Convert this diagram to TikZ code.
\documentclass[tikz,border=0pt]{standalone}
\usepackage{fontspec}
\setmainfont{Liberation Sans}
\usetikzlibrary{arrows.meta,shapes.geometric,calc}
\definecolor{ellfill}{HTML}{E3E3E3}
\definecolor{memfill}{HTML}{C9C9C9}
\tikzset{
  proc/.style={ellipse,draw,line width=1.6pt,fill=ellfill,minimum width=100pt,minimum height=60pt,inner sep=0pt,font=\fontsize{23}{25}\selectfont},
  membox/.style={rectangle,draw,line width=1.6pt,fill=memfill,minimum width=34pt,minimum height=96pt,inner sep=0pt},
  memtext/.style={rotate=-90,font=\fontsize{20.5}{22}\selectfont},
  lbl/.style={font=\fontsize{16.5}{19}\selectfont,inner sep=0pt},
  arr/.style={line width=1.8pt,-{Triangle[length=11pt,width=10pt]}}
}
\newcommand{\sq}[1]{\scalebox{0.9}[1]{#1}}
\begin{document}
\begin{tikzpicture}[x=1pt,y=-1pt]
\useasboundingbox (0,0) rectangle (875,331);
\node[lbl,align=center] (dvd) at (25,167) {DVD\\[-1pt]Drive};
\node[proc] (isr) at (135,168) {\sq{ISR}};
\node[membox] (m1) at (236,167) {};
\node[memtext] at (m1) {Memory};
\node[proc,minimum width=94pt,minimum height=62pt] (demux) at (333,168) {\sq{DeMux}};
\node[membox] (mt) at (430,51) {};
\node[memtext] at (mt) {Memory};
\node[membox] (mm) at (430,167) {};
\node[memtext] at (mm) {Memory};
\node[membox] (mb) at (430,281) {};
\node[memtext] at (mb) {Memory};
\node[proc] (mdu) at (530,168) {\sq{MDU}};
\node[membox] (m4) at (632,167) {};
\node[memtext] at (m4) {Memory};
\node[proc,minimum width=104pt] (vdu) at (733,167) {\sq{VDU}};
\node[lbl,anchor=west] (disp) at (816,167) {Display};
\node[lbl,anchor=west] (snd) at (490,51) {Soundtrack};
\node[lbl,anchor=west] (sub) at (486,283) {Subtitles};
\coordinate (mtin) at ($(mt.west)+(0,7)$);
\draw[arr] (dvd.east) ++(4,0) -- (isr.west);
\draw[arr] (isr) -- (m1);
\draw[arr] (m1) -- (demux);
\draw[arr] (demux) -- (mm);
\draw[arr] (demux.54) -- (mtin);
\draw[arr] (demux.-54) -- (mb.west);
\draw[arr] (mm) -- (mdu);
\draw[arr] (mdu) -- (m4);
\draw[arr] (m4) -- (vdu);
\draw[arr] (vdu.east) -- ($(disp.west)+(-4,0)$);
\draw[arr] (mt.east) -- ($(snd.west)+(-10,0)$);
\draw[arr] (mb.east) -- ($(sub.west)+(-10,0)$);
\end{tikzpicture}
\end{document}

--*--

* **Objective**
Return the listing above in its exact form.

* **Task result**
Convert this diagram to TikZ code.
\documentclass[tikz,border=0pt]{standalone}
\usepackage{fontspec}
\setmainfont{Liberation Sans}
\usetikzlibrary{arrows.meta,shapes.geometric,calc}
\definecolor{ellfill}{HTML}{E3E3E3}
\definecolor{memfill}{HTML}{C9C9C9}
\tikzset{
  proc/.style={ellipse,draw,line width=1.6pt,fill=ellfill,minimum width=100pt,minimum height=60pt,inner sep=0pt,font=\fontsize{23}{25}\selectfont},
  membox/.style={rectangle,draw,line width=1.6pt,fill=memfill,minimum width=34pt,minimum height=96pt,inner sep=0pt},
  memtext/.style={rotate=-90,font=\fontsize{20.5}{22}\selectfont},
  lbl/.style={font=\fontsize{16.5}{19}\selectfont,inner sep=0pt},
  arr/.style={line width=1.8pt,-{Triangle[length=11pt,width=10pt]}}
}
\newcommand{\sq}[1]{\scalebox{0.9}[1]{#1}}
\begin{document}
\begin{tikzpicture}[x=1pt,y=-1pt]
\useasboundingbox (0,0) rectangle (875,331);
\node[lbl,align=center] (dvd) at (25,167) {DVD\\[-1pt]Drive};
\node[proc] (isr) at (135,168) {\sq{ISR}};
\node[membox] (m1) at (236,167) {};
\node[memtext] at (m1) {Memory};
\node[proc,minimum width=94pt,minimum height=62pt] (demux) at (333,168) {\sq{DeMux}};
\node[membox] (mt) at (430,51) {};
\node[memtext] at (mt) {Memory};
\node[membox] (mm) at (430,167) {};
\node[memtext] at (mm) {Memory};
\node[membox] (mb) at (430,281) {};
\node[memtext] at (mb) {Memory};
\node[proc] (mdu) at (530,168) {\sq{MDU}};
\node[membox] (m4) at (632,167) {};
\node[memtext] at (m4) {Memory};
\node[proc,minimum width=104pt] (vdu) at (733,167) {\sq{VDU}};
\node[lbl,anchor=west] (disp) at (816,167) {Display};
\node[lbl,anchor=west] (snd) at (490,51) {Soundtrack};
\node[lbl,anchor=west] (sub) at (486,283) {Subtitles};
\coordinate (mtin) at ($(mt.west)+(0,7)$);
\draw[arr] (dvd.east) ++(4,0) -- (isr.west);
\draw[arr] (isr) -- (m1);
\draw[arr] (m1) -- (demux);
\draw[arr] (demux) -- (mm);
\draw[arr] (demux.54) -- (mtin);
\draw[arr] (demux.-54) -- (mb.west);
\draw[arr] (mm) -- (mdu);
\draw[arr] (mdu) -- (m4);
\draw[arr] (m4) -- (vdu);
\draw[arr] (vdu.east) -- ($(disp.west)+(-4,0)$);
\draw[arr] (mt.east) -- ($(snd.west)+(-10,0)$);
\draw[arr] (mb.east) -- ($(sub.west)+(-10,0)$);
\end{tikzpicture}
\end{document}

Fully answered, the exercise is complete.